Reproduce the listing below exactly, beginning with its first line and ending with the line that holds "const y = d3.scaleLinear().domain([0, 1453]).range([598, 47]);"; pictures are not part of the copy.

Entries with chart source code:
○ ○ ○ ○ ○ ○ ○

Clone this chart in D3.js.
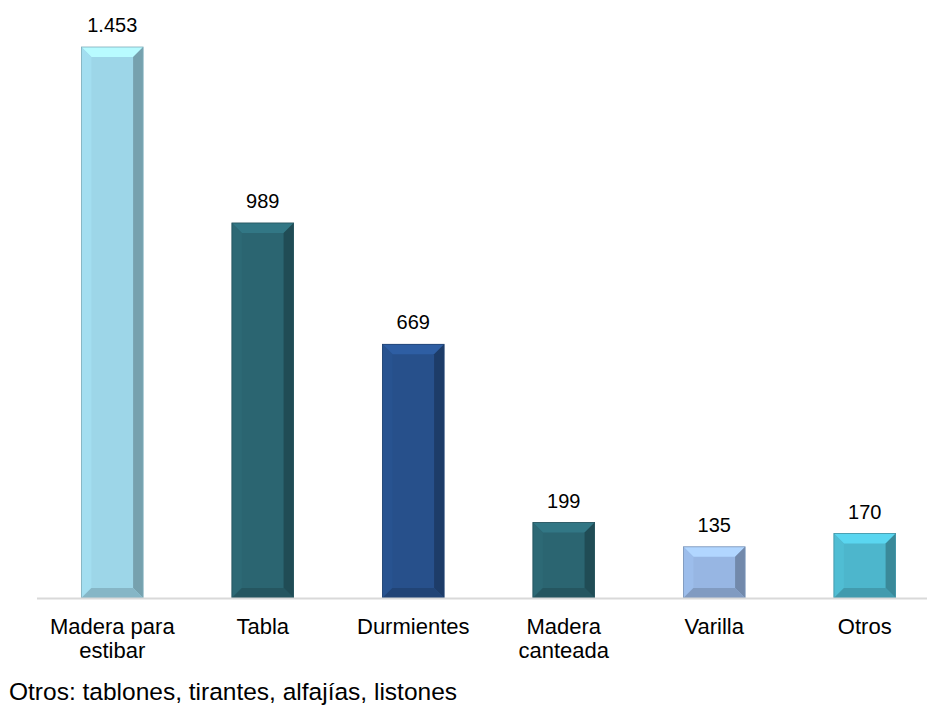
<!DOCTYPE html>
<html><head><meta charset="utf-8">
<script src="https://cdn.jsdelivr.net/npm/d3@7"></script>
<style>body{margin:0;background:#fff;} svg{display:block;}</style>
</head><body>
<svg id="c" width="927" height="708"></svg>
<script>
const categories = [["Madera para","estibar"],["Tabla"],["Durmientes"],["Madera","canteada"],["Varilla"],["Otros"]];
const values = [1453, 989, 669, 199, 135, 170];
const valueLabels = ["1.453","989","669","199","135","170"];
const colors = ["#9dd6e8","#2b6571","#27508b","#2b6571","#97b6e3","#4db6cc"];
const footnote = "Otros: tablones, tirantes, alfajías, listones";

const svg = d3.select("#c");
const font = "'Liberation Sans', Arial, sans-serif";
const x = d3.scaleBand().domain(d3.range(values.length)).range([37, 940]).paddingInner(0.59).paddingOuter(0.295);
const y = d3.scaleLinear().domain([0, 1453]).range([598, 47]);

const bw = x.bandwidth();
const bev = 10;
const g = svg.append("g");
values.forEach((v, i) => {
  const x0 = x(i), x1 = x0 + bw, y0 = y(v), y1 = y(0);
  const c = d3.color(colors[i]);
  const b = Math.min(bev, (y1 - y0) / 2);
  const gg = g.append("g");
  gg.append("rect").attr("x", x0).attr("y", y0).attr("width", bw).attr("height", y1 - y0).attr("fill", c);
  gg.append("polygon").attr("points", [[x0,y0],[x1,y0],[x1-b,y0+b],[x0+b,y0+b]].join(" ")).attr("fill", c.brighter(0.45));
  gg.append("polygon").attr("points", [[x0,y0],[x0+b,y0+b],[x0+b,y1-b],[x0,y1]].join(" ")).attr("fill", c.brighter(0.1));
  gg.append("polygon").attr("points", [[x1,y0],[x1,y1],[x1-b,y1-b],[x1-b,y0+b]].join(" ")).attr("fill", c.darker(0.8));
  gg.append("polygon").attr("points", [[x0,y1],[x0+b,y1-b],[x1-b,y1-b],[x1,y1]].join(" ")).attr("fill", c.darker(0.45));
  gg.append("rect").attr("x", x0).attr("y", y0).attr("width", bw).attr("height", y1 - y0).attr("fill", "none").attr("stroke", c.darker(0.6)).attr("stroke-width", 0.8);
});

svg.append("line").attr("x1", 37).attr("x2", 927).attr("y1", y(0) + 0.5).attr("y2", y(0) + 0.5).attr("stroke", "#d9d9d9").attr("stroke-width", 2);

svg.selectAll("text.val").data(values).enter().append("text")
  .attr("x", (d, i) => x(i) + bw / 2).attr("y", d => y(d) - 15)
  .attr("text-anchor", "middle").attr("font-family", font).attr("font-size", 20).attr("fill", "#000")
  .text((d, i) => valueLabels[i]);

categories.forEach((lines, i) => {
  const t = svg.append("text").attr("x", x(i) + bw / 2).attr("y", 634).attr("text-anchor", "middle")
    .attr("font-family", font).attr("font-size", 22).attr("fill", "#000");
  lines.forEach((l, j) => t.append("tspan").attr("x", x(i) + bw / 2).attr("dy", j === 0 ? 0 : 24).text(l));
});

svg.append("text").attr("x", 9).attr("y", 700).attr("font-family", font).attr("font-size", 24.5).attr("fill", "#000").text(footnote);
</script>
</body></html>
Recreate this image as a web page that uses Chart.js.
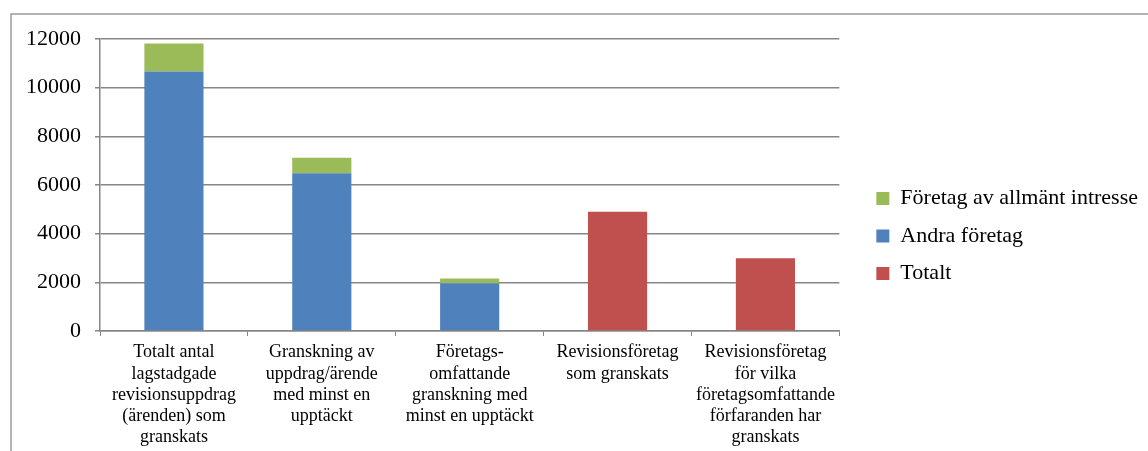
<!DOCTYPE html>
<html><head><meta charset="utf-8">
<script src="https://cdn.jsdelivr.net/npm/chart.js@4.4.1/dist/chart.umd.min.js"></script>
<style>html,body{margin:0;padding:0;background:#fff}#wrap{width:1148px;height:451px;position:relative}</style>
</head><body><div id="wrap"><canvas id="c" width="1148" height="451"></canvas></div>
<script>
const categories = [
  ["Totalt antal","lagstadgade","revisionsuppdrag","(ärenden) som","granskats"],
  ["Granskning av","uppdrag/ärende","med minst en","upptäckt"],
  ["Företags-","omfattande","granskning med","minst en upptäckt"],
  ["Revisionsföretag","som granskats"],
  ["Revisionsföretag","för vilka","företagsomfattande","förfaranden har","granskats"]
];
const andraForetag = [10660, 6480, 1960, null, null];
const allmantIntresse = [1160, 640, 200, null, null];
const totalt = [null, null, null, 4900, 2990];
const yTicks = [0, 2000, 4000, 6000, 8000, 10000, 12000];
const legendOrder = ["Företag av allmänt intresse", "Andra företag", "Totalt"];

const frame = {
  id: 'frame',
  beforeDraw(chart) {
    const ctx = chart.ctx;
    ctx.save();
    ctx.fillStyle = '#fff';
    ctx.fillRect(0, 0, chart.width, chart.height);
    ctx.strokeStyle = '#9a9a9a';
    ctx.lineWidth = 1.5;
    ctx.strokeRect(11, 14, chart.width + 20, chart.height + 20);
    ctx.restore();
  }
};
const LEGEND_WIDTH = 300;
const legendWidthFix = {
  id: 'legendWidthFix',
  beforeLayout(chart) {
    const lg = chart.legend;
    if (lg && !lg._wrapped) {
      const u = lg.update;
      lg.update = function (mw, mh, m) { return u.call(this, LEGEND_WIDTH, mh, m); };
      lg._wrapped = true;
    }
  },
  afterLayout(chart) {
    if (chart.legend) chart.legend.bottom = chart.height - 18;
  }
};

const serif = "'Liberation Serif', 'Times New Roman', serif";
new Chart(document.getElementById('c'), {
  type: 'bar',
  data: {
    labels: categories,
    datasets: [
      { label: 'Andra företag', data: andraForetag, backgroundColor: '#4f81bd' },
      { label: 'Företag av allmänt intresse', data: allmantIntresse, backgroundColor: '#9bbb59' },
      { label: 'Totalt', data: totalt, backgroundColor: '#c0504d' }
    ]
  },
  options: {
    responsive: false,
    animation: false,
    devicePixelRatio: 1,
    layout: { padding: { top: 39, left: 0, right: 0, bottom: 0 } },
    datasets: { bar: { categoryPercentage: 1, barPercentage: 0.4, skipNull: false } },
    plugins: {
      tooltip: { enabled: false },
      legend: {
        position: 'right',
        align: 'center',
        labels: {
          color: '#000',
          font: { family: serif, size: 22 },
          boxWidth: 13, boxHeight: 13, padding: 15.5,
          sort: (a, b) => legendOrder.indexOf(a.text) - legendOrder.indexOf(b.text)
        }
      }
    },
    scales: {
      x: {
        stacked: true,
        afterFit: (axis) => { axis.height = 120; },
        grid: { offset: true, drawOnChartArea: false, drawTicks: true, tickLength: 5, color: '#868686' },
        border: { color: '#868686', width: 1.5 },
        ticks: { color: '#000', font: { family: serif, size: 18, lineHeight: 1.18 }, maxRotation: 0, autoSkip: false, padding: 6 }
      },
      y: {
        stacked: true,
        min: 0, max: 12000,
        afterFit: (axis) => { axis.width = 100; },
        afterBuildTicks: (axis) => { axis.ticks = yTicks.map(v => ({ value: v })); },
        grid: { color: '#868686', lineWidth: 1.5, tickLength: 5 },
        border: { color: '#868686', width: 1.5 },
        ticks: { color: '#000', font: { family: serif, size: 22 }, padding: 14, callback: (v) => String(v) }
      },
      yRight: {
        position: 'right',
        display: true,
        afterFit: (axis) => { axis.width = 21.5; },
        grid: { display: false, drawTicks: false },
        border: { display: false },
        ticks: { display: false }
      }
    }
  },
  plugins: [frame, legendWidthFix]
});
</script></body></html>
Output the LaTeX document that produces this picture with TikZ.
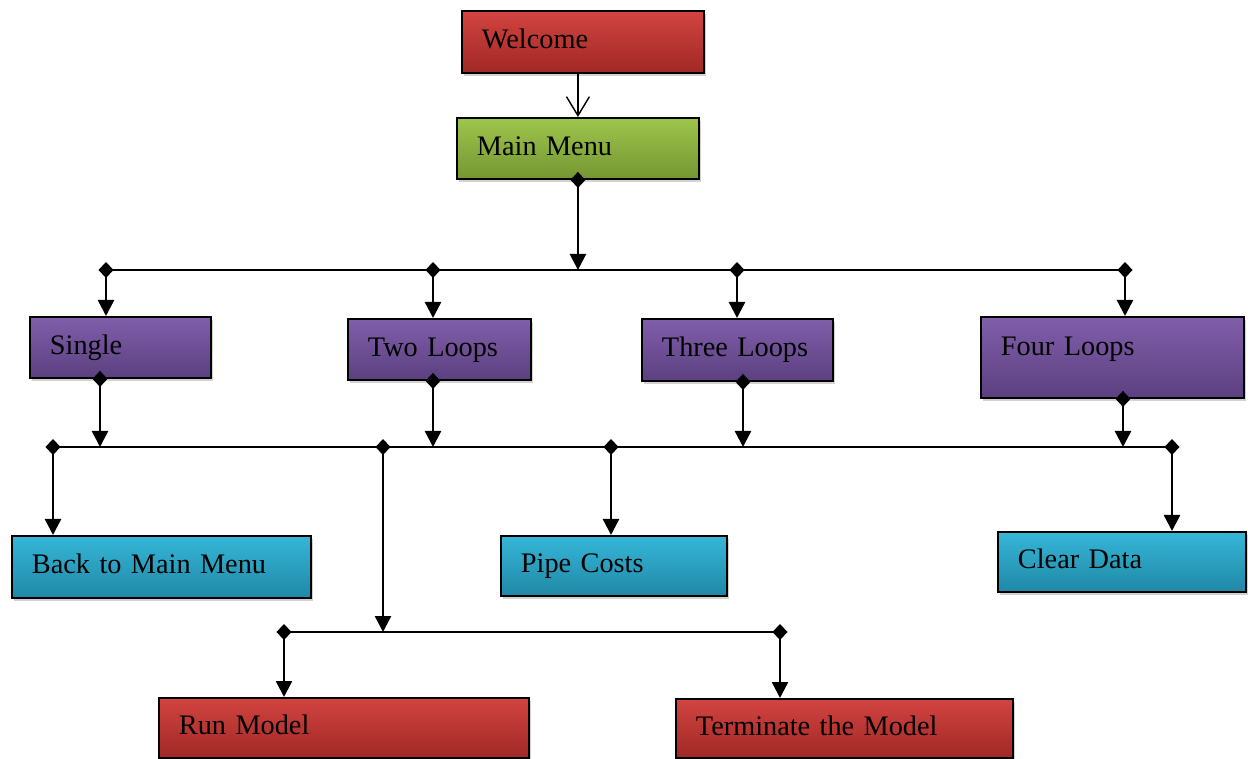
\documentclass[tikz,border=0pt]{standalone}
\usepackage{fontspec}
\setmainfont{Liberation Serif}
\usetikzlibrary{arrows.meta,shadows}

\definecolor{redtop}{RGB}{210,68,64}
\definecolor{redbot}{RGB}{160,40,38}
\definecolor{greentop}{RGB}{158,197,76}
\definecolor{greenbot}{RGB}{116,150,50}
\definecolor{purptop}{RGB}{128,94,170}
\definecolor{purpbot}{RGB}{92,64,128}
\definecolor{bluetop}{RGB}{54,182,216}
\definecolor{bluebot}{RGB}{32,136,166}

\begin{document}
\begin{tikzpicture}[x=0.02cm, y=-0.02cm,
			box/.style 2 args={rectangle, draw, line width=1.1pt, anchor=north west, minimum width=#1, minimum height=#2, text width=#1-0.8cm, inner xsep=0.4cm, align=left, text height=0.4cm, text depth=0.12cm, font=\fontsize{16.1}{19}\selectfont, drop shadow={shadow xshift=0.04cm, shadow yshift=-0.07cm, fill=black!35}},
			redbox/.style={top color=redtop, bottom color=redbot},
			greenbox/.style={top color=greentop, bottom color=greenbot},
			purpbox/.style={top color=purptop, bottom color=purpbot},
			bluebox/.style={top color=bluetop, bottom color=bluebot},
			branch/.style={{Diamond[length=0.32cm,width=0.3cm]}-{Triangle[length=0.32cm,width=0.32cm]}, line width=1.4pt, shorten <=-0.16cm},
			bus/.style={line width=1pt},
			openarrow/.style={-{Straight Barb[length=0.38cm,width=0.46cm]}, line width=0.8pt}
		]
		\useasboundingbox (0,0) rectangle (1248,759);
		% Nodes
		\node[box={4.84cm}{1.24cm}, redbox] (welcome) at (461,10) {Welcome};
		\node[box={4.84cm}{1.22cm}, greenbox] (menu) at (456,117) {Main Menu};
		\node[box={3.62cm}{1.22cm}, purpbox] (single) at (29,316) {Single};
		\node[box={3.66cm}{1.22cm}, purpbox] (two) at (347,318) {Two~Loops};
		\node[box={3.82cm}{1.24cm}, purpbox] (three) at (641,318) {Three~Loops};
		\node[box={5.26cm}{1.62cm}, purpbox, text depth=0.46cm] (four) at (980,316) {Four Loops};
		\node[box={5.98cm}{1.24cm}, bluebox] (back) at (11,535) {Back to Main Menu};
		\node[box={4.52cm}{1.2cm}, bluebox] (pipe) at (500,535) {Pipe Costs};
		\node[box={4.96cm}{1.2cm}, bluebox] (clear) at (997,531) {Clear Data};
		\node[box={7.4cm}{1.2cm}, redbox] (run) at (158,697) {Run Model};
		\node[box={6.74cm}{1.18cm}, redbox] (term) at (675,698) {Terminate the Model};
		% Junctions
		\coordinate (j1) at (106,270);
		\coordinate (j2) at (433,270);
		\coordinate (j3) at (737,270);
		\coordinate (j4) at (1125,270);
		\coordinate (s1) at (100,447);
		\coordinate (s2) at (433,447);
		\coordinate (s3) at (743,447);
		\coordinate (s4) at (1123,447);
		\coordinate (k1) at (53,447);
		\coordinate (k2) at (383,447);
		\coordinate (k3) at (611,447);
		\coordinate (k4) at (1172,447);
		\coordinate (m1) at (383,632);
		\coordinate (l1) at (284,632);
		\coordinate (l2) at (780,632);
		% Buses
		\draw[bus] (j1) -- (j4);
		\draw[bus] (k1) -- (k4);
		\draw[bus] (l1) -- (l2);
		% Arrows
		\draw[openarrow] (welcome.south -| menu.south) -- (menu.north);
		\draw[branch] (menu.south) -- (menu.south |- j1);
		\draw[branch] (j1) -- (j1 |- single.north);
		\draw[branch] (j2) -- (j2 |- two.north);
		\draw[branch] (j3) -- (j3 |- three.north);
		\draw[branch] (j4) -- (j4 |- four.north);
		\draw[branch] (s1 |- single.south) -- (s1);
		\draw[branch] (s2 |- two.south) -- (s2);
		\draw[branch] (s3 |- three.south) -- (s3);
		\draw[branch] (s4 |- four.south) -- (s4);
		\draw[branch] (k1) -- (k1 |- back.north);
		\draw[branch] (k2) -- (m1);
		\draw[branch] (k3) -- (k3 |- pipe.north);
		\draw[branch] (k4) -- (k4 |- clear.north);
		\draw[branch] (l1) -- (l1 |- run.north);
		\draw[branch] (l2) -- (l2 |- term.north);
	\end{tikzpicture}
\end{document}
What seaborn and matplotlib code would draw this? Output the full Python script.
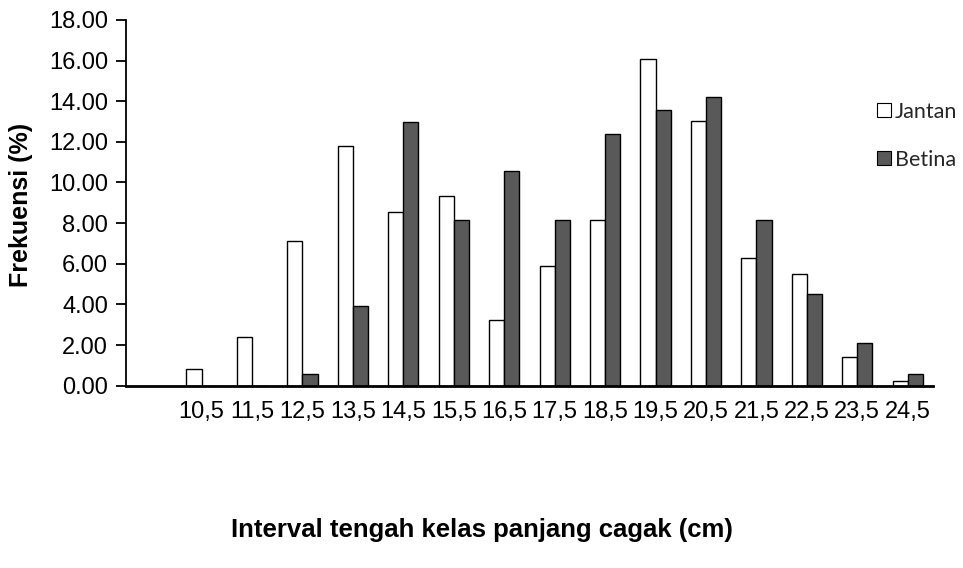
import matplotlib
matplotlib.use("Agg")
import matplotlib.pyplot as plt
import seaborn as sns
import pandas as pd
from matplotlib.ticker import FormatStrFormatter
from matplotlib.patches import Patch

# Fork-length class midpoints (cm) and frequency (%) per sex
kelas = ["10,5", "11,5", "12,5", "13,5", "14,5", "15,5", "16,5", "17,5",
         "18,5", "19,5", "20,5", "21,5", "22,5", "23,5", "24,5"]
jantan = [0.81, 2.41, 7.14, 11.80, 8.55, 9.35, 3.25, 5.89,
          8.14, 16.08, 13.03, 6.30, 5.48, 1.41, 0.22]
betina = [0.00, 0.00, 0.58, 3.90, 12.98, 8.14, 10.55, 8.14,
          12.39, 13.58, 14.19, 8.14, 4.53, 2.12, 0.59]
seri = ["Jantan", "Betina"]
warna = {"Jantan": "#ffffff", "Betina": "#595959"}

df = pd.DataFrame({
    "kelas": kelas * 2,
    "frekuensi": jantan + betina,
    "jenis": [seri[0]] * len(kelas) + [seri[1]] * len(kelas),
})

sns.set_theme(style="white")
plt.rcParams["font.family"] = ["Liberation Sans", "DejaVu Sans"]

fig = plt.figure(figsize=(9.63, 5.68), dpi=100)
ax = fig.add_axes([0.1308, 0.321, 0.838, 0.644])

sns.barplot(data=df, x="kelas", y="frekuensi", hue="jenis", order=kelas,
            hue_order=seri, palette=warna, width=0.6, edgecolor="black",
            linewidth=1.0, legend=False, ax=ax)

ax.set_xlim(-1.5, len(kelas) - 0.5)
ax.set_ylim(0, 18)
ax.set_yticks(range(0, 19, 2))
ax.yaxis.set_major_formatter(FormatStrFormatter("%.2f"))

for s in ["top", "right"]:
    ax.spines[s].set_visible(False)
ax.spines["left"].set_linewidth(1.3)
ax.spines["bottom"].set_linewidth(2.0)
for s in ["left", "bottom"]:
    ax.spines[s].set_color("black")

ax.tick_params(axis="y", which="major", direction="out", length=7, width=1.3,
               color="black", labelsize=17, pad=6, left=True)
ax.tick_params(axis="x", length=0, labelsize=17, pad=11)
for lab in ax.get_xticklabels() + ax.get_yticklabels():
    lab.set_color("black")

ax.set_xlabel("")
ax.set_ylabel("")
fig.text(0.022, 0.64, "Frekuensi (%)", rotation=90, ha="center", va="center",
         fontsize=18, fontweight="bold", color="black")
fig.text(0.50, 0.067, "Interval tengah kelas panjang cagak (cm)", ha="center",
         va="center", fontsize=18.5, fontweight="bold", color="black")

handles = [Patch(facecolor=warna[k], edgecolor="black", linewidth=0.8, label=k)
           for k in seri]
leg = fig.legend(handles=handles, loc="upper left", bbox_to_anchor=(0.9, 0.84),
                 frameon=False, handlelength=0.62, handleheight=0.62,
                 handletextpad=0.2, labelspacing=1.3, borderpad=0,
                 prop={"family": ["Lato", "DejaVu Sans"], "size": 15.5})

fig.savefig("out.png", dpi=100)
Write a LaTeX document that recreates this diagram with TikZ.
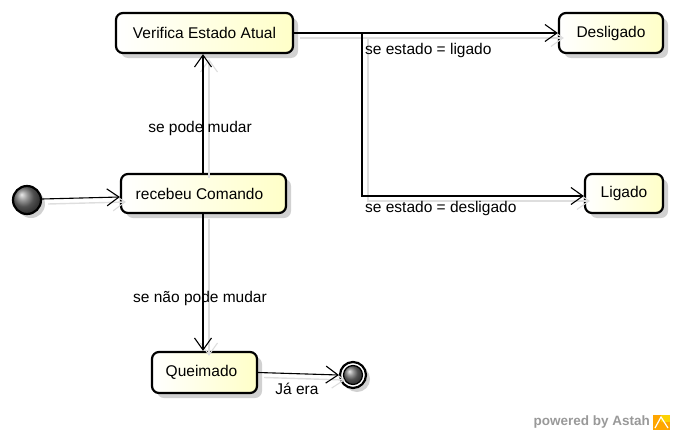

○ ○ ○ ○ ○ ○ ○

PROBLEM SOLUTION:
Clone this chart in D3.js.
<!DOCTYPE html>
<html><head><meta charset="utf-8">
<script src="https://cdn.jsdelivr.net/npm/d3@7"></script>
<style>body{margin:0;background:#fff;} svg{display:block;}</style>
</head><body>
<svg id="c" width="927" height="708"></svg>
<script>
const categories = [["Madera para","estibar"],["Tabla"],["Durmientes"],["Madera","canteada"],["Varilla"],["Otros"]];
const values = [1453, 989, 669, 199, 135, 170];
const valueLabels = ["1.453","989","669","199","135","170"];
const colors = ["#9dd6e8","#2b6571","#27508b","#2b6571","#97b6e3","#4db6cc"];
const footnote = "Otros: tablones, tirantes, alfajías, listones";

const svg = d3.select("#c");
const font = "'Liberation Sans', Arial, sans-serif";
const x = d3.scaleBand().domain(d3.range(values.length)).range([37, 940]).paddingInner(0.59).paddingOuter(0.295);
const y = d3.scaleLinear().domain([0, 1453]).range([598, 47]);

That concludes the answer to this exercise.